There
are no brick wall filters. Basically all digital filters have ripple
in the stopband due to the basis in the sinc (sin(x)/x) function. FFT's
also have aliased ripple out past their 'stop' band; this is controlled
with the windowing function used. The less the stopband ripple, the
wider (in terms of bins) the passband is (for any given bin). The
reason this is so is due to the way discrete Fourier transforms
(including the FFT) assume that the data being transformed is periodic;
the problem occurs when the signal period doesn't end exactly on the
DFT's boundaries. The response of the default rectangular window for
all frequencies except multiples of the FFT frequency (sampling rate divided by number of points)

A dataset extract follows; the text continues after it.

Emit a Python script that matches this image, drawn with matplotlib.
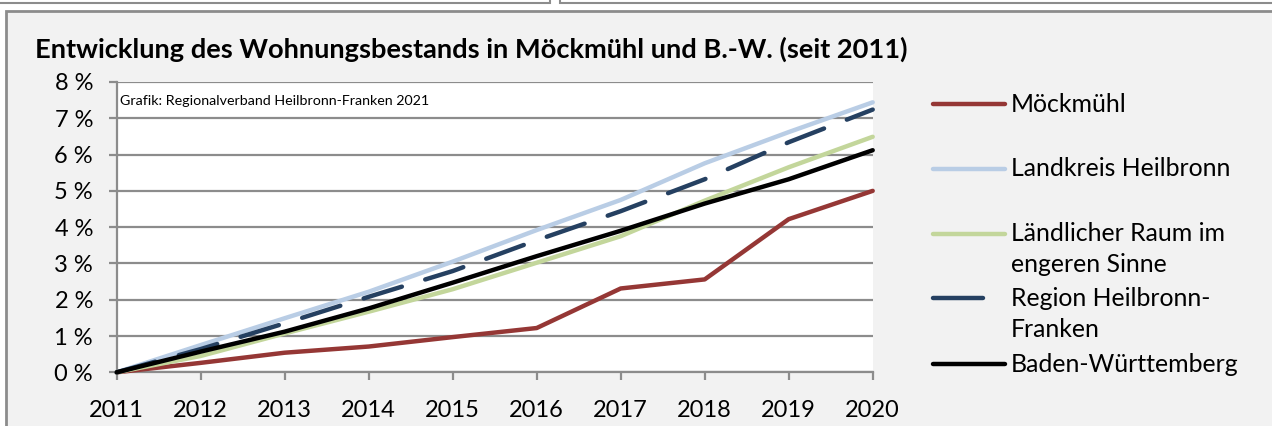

is the sinc function, and the ripple out of band (out of each bin's
band) is 12dB down for the first sidelobe, and the sidelobes roll off at
the leisurely rate of 6dB per octave. This is the 'tail' you see on
narrow spectral features in FFT's.
So, since there is spectral leakage from bin to bin, if you zero out the bins you don't want and do an inverse FFT, you will get spectral leakage from the bins you want into the frequencies whose bins you zeroed, and the leakage is defined by the window (which just happens to have the same shape as a filter kernel, but I digress). Adding points on an FFT is basically the same thing as adding taps on a filter, both computationally (in terms of CPU load) and spectrally.